Required task: Output the full listing below exactly as it reads, and skip anything that is a picture.

● ● ●

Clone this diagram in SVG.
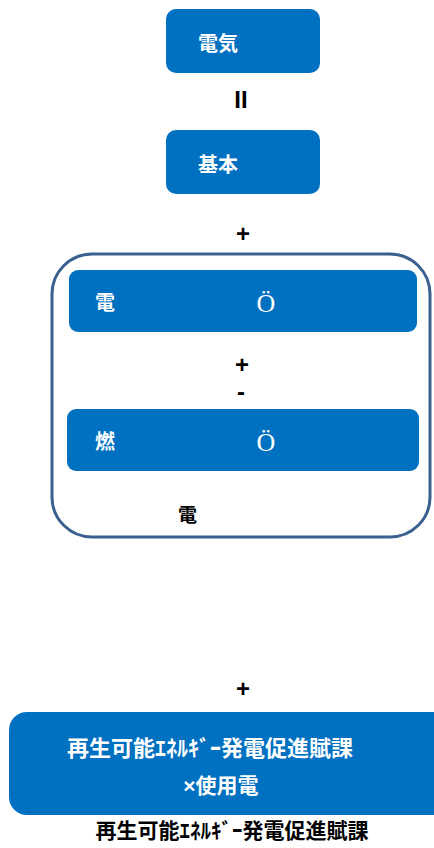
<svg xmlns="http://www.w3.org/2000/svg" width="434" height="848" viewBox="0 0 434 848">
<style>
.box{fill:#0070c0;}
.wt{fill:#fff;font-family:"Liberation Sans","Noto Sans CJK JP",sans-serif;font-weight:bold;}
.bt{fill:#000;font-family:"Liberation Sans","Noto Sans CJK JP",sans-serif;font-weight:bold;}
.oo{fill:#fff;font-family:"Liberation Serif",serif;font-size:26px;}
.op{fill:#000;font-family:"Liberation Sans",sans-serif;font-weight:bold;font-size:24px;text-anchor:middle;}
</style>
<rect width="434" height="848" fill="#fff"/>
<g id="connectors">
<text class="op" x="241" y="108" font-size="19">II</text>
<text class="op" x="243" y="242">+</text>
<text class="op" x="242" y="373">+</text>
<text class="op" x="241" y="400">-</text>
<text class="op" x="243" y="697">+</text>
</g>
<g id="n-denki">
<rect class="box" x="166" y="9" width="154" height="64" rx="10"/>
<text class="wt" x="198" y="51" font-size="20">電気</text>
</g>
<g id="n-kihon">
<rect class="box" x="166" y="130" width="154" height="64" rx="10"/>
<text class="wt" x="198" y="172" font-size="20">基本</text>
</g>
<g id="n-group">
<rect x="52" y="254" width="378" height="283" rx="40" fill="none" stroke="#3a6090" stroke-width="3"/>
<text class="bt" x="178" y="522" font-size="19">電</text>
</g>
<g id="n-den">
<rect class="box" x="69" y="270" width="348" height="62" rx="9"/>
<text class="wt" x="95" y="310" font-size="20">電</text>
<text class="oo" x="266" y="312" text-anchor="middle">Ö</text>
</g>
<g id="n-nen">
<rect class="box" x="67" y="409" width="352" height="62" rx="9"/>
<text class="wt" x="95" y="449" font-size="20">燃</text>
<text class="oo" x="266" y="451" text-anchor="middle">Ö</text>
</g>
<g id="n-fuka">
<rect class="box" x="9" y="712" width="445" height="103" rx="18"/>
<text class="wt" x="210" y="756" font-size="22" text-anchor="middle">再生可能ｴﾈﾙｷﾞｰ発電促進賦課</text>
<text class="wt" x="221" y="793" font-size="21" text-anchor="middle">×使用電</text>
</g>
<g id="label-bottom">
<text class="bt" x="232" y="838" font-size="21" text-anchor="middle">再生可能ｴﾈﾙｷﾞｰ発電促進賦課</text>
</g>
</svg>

● ● ●

Problem solution:
Clone this diagram in SVG.
<svg xmlns="http://www.w3.org/2000/svg" width="434" height="848" viewBox="0 0 434 848">
<style>
.box{fill:#0070c0;}
.wt{fill:#fff;font-family:"Liberation Sans","Noto Sans CJK JP",sans-serif;font-weight:bold;}
.bt{fill:#000;font-family:"Liberation Sans","Noto Sans CJK JP",sans-serif;font-weight:bold;}
.oo{fill:#fff;font-family:"Liberation Serif",serif;font-size:26px;}
.op{fill:#000;font-family:"Liberation Sans",sans-serif;font-weight:bold;font-size:24px;text-anchor:middle;}
</style>
<rect width="434" height="848" fill="#fff"/>
<g id="connectors">
<text class="op" x="241" y="108" font-size="19">II</text>
<text class="op" x="243" y="242">+</text>
<text class="op" x="242" y="373">+</text>
<text class="op" x="241" y="400">-</text>
<text class="op" x="243" y="697">+</text>
</g>
<g id="n-denki">
<rect class="box" x="166" y="9" width="154" height="64" rx="10"/>
<text class="wt" x="198" y="51" font-size="20">電気</text>
</g>
<g id="n-kihon">
<rect class="box" x="166" y="130" width="154" height="64" rx="10"/>
<text class="wt" x="198" y="172" font-size="20">基本</text>
</g>
<g id="n-group">
<rect x="52" y="254" width="378" height="283" rx="40" fill="none" stroke="#3a6090" stroke-width="3"/>
<text class="bt" x="178" y="522" font-size="19">電</text>
</g>
<g id="n-den">
<rect class="box" x="69" y="270" width="348" height="62" rx="9"/>
<text class="wt" x="95" y="310" font-size="20">電</text>
<text class="oo" x="266" y="312" text-anchor="middle">Ö</text>
</g>
<g id="n-nen">
<rect class="box" x="67" y="409" width="352" height="62" rx="9"/>
<text class="wt" x="95" y="449" font-size="20">燃</text>
<text class="oo" x="266" y="451" text-anchor="middle">Ö</text>
</g>
<g id="n-fuka">
<rect class="box" x="9" y="712" width="445" height="103" rx="18"/>
<text class="wt" x="210" y="756" font-size="22" text-anchor="middle">再生可能ｴﾈﾙｷﾞｰ発電促進賦課</text>
<text class="wt" x="221" y="793" font-size="21" text-anchor="middle">×使用電</text>
</g>
<g id="label-bottom">
<text class="bt" x="232" y="838" font-size="21" text-anchor="middle">再生可能ｴﾈﾙｷﾞｰ発電促進賦課</text>
</g>
</svg>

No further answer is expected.